** start **

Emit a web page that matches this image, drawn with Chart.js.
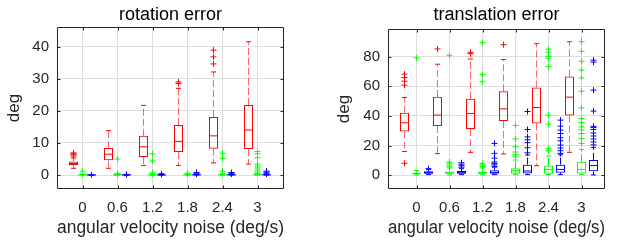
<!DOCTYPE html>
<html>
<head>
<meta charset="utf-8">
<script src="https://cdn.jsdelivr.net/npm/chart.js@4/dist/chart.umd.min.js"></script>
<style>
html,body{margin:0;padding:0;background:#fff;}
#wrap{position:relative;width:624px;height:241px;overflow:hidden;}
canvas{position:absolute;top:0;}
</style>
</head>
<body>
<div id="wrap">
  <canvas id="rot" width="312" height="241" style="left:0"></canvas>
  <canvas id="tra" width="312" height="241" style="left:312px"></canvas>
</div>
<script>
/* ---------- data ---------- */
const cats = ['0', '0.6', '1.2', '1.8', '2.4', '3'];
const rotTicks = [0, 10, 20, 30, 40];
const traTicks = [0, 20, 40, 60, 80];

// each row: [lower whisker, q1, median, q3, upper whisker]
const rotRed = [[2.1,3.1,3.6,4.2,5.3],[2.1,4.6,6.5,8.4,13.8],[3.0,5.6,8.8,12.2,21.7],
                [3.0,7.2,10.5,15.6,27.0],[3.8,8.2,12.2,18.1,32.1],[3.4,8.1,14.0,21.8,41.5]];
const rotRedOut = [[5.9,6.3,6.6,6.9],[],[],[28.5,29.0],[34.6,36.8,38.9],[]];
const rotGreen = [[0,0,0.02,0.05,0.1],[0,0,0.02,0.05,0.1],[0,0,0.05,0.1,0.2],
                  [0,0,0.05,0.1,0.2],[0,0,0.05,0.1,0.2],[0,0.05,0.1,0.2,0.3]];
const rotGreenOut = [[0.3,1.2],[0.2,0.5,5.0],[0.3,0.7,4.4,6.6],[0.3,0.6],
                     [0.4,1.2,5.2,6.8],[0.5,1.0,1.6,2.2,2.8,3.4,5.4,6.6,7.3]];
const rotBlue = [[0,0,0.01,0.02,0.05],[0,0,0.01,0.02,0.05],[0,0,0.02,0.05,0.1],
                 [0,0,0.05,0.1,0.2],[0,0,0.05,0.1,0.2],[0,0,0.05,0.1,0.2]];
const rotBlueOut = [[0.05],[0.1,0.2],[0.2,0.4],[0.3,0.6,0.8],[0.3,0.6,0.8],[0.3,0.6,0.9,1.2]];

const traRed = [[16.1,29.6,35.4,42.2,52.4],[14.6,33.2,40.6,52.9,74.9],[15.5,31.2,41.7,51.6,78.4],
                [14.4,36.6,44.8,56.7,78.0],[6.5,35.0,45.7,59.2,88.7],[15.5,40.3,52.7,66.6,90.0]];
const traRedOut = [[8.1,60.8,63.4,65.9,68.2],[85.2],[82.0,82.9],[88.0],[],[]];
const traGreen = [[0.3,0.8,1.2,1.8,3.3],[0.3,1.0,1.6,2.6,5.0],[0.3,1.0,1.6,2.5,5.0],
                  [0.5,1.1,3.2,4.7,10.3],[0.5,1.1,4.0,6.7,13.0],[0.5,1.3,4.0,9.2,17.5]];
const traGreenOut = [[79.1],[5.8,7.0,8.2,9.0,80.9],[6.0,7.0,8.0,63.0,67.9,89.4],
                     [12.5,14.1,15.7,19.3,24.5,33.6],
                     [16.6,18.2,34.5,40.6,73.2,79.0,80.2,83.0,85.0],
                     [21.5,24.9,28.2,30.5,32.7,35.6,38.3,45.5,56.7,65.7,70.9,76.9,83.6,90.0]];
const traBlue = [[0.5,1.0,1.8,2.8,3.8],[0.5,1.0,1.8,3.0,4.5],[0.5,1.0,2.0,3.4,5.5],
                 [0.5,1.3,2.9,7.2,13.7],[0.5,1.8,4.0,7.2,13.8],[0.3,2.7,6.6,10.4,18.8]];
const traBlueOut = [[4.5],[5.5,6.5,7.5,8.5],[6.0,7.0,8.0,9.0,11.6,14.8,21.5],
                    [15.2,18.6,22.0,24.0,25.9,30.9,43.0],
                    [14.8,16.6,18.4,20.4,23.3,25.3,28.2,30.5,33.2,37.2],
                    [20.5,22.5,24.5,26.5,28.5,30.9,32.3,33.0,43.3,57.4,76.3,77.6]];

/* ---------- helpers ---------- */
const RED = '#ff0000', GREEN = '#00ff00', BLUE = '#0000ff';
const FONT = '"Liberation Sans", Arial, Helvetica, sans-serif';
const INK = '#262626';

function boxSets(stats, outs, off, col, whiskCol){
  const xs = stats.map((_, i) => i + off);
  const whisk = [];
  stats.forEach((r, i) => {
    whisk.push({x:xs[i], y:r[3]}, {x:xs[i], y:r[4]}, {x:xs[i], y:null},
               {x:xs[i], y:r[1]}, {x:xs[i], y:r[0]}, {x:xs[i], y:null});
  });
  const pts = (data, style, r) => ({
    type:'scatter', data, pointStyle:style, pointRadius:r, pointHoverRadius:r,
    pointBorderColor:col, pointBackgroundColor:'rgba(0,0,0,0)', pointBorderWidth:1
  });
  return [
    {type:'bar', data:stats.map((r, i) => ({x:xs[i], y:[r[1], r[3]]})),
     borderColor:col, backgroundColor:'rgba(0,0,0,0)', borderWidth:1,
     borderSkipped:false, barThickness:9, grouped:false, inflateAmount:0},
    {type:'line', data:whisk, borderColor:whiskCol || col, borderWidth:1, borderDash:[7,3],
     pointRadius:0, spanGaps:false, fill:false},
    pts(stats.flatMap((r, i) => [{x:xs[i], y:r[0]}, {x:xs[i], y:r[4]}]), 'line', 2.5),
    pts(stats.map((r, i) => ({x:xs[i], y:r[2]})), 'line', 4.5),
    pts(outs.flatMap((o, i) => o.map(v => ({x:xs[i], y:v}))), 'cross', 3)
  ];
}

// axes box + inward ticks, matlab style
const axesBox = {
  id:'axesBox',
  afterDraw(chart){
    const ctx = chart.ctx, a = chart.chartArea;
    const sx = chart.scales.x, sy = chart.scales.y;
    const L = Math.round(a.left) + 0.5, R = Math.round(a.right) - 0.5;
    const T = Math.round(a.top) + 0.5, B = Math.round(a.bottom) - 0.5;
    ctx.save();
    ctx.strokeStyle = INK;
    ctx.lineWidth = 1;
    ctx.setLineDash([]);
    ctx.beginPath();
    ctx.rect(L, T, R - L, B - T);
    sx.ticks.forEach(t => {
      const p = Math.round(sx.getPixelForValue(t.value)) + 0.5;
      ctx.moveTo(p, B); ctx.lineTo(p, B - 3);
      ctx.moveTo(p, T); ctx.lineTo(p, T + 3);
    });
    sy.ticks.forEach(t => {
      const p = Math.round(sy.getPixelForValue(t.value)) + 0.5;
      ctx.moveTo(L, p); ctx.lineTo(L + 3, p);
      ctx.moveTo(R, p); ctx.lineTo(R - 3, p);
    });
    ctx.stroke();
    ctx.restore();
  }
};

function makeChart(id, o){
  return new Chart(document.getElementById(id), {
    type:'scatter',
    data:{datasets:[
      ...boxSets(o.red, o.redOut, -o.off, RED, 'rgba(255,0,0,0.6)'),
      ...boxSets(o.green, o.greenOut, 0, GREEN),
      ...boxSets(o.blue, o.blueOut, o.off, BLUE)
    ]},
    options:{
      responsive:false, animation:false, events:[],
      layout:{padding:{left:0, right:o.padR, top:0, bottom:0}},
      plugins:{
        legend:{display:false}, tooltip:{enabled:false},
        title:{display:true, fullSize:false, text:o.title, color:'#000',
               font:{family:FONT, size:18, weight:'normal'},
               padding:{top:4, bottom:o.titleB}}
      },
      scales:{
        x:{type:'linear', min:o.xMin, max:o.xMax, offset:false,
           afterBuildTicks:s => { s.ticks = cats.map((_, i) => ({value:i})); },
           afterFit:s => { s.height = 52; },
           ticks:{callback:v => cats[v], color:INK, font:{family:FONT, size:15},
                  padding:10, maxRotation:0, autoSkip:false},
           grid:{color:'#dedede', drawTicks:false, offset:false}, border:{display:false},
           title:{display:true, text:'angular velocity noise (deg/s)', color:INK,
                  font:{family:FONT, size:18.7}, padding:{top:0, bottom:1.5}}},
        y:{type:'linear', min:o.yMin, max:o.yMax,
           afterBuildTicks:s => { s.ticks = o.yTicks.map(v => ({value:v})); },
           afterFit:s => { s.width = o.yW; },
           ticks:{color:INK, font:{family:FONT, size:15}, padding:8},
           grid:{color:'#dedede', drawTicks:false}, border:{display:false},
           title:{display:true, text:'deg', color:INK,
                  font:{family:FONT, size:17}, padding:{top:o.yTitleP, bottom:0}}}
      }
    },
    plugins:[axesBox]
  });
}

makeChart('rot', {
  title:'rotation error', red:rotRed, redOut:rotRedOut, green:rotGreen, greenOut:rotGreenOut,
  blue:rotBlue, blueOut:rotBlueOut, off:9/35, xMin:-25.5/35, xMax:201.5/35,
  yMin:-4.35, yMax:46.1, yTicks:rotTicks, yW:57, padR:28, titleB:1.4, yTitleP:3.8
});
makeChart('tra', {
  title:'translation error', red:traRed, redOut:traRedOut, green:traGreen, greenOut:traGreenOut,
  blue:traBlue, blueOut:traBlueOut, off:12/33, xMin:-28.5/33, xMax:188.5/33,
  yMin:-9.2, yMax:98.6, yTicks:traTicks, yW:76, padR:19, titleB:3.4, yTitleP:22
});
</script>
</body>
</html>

** end **

SHORT TASK
Extract, word for word, each line from the top of the data down to and including the line with "const traTicks = [0, 20, 40, 60, 80];"; skip the pictures.

SOLUTION FOR THIS EXERCISE
Emit a web page that matches this image, drawn with Chart.js.
<!DOCTYPE html>
<html>
<head>
<meta charset="utf-8">
<script src="https://cdn.jsdelivr.net/npm/chart.js@4/dist/chart.umd.min.js"></script>
<style>
html,body{margin:0;padding:0;background:#fff;}
#wrap{position:relative;width:624px;height:241px;overflow:hidden;}
canvas{position:absolute;top:0;}
</style>
</head>
<body>
<div id="wrap">
  <canvas id="rot" width="312" height="241" style="left:0"></canvas>
  <canvas id="tra" width="312" height="241" style="left:312px"></canvas>
</div>
<script>
/* ---------- data ---------- */
const cats = ['0', '0.6', '1.2', '1.8', '2.4', '3'];
const rotTicks = [0, 10, 20, 30, 40];
const traTicks = [0, 20, 40, 60, 80];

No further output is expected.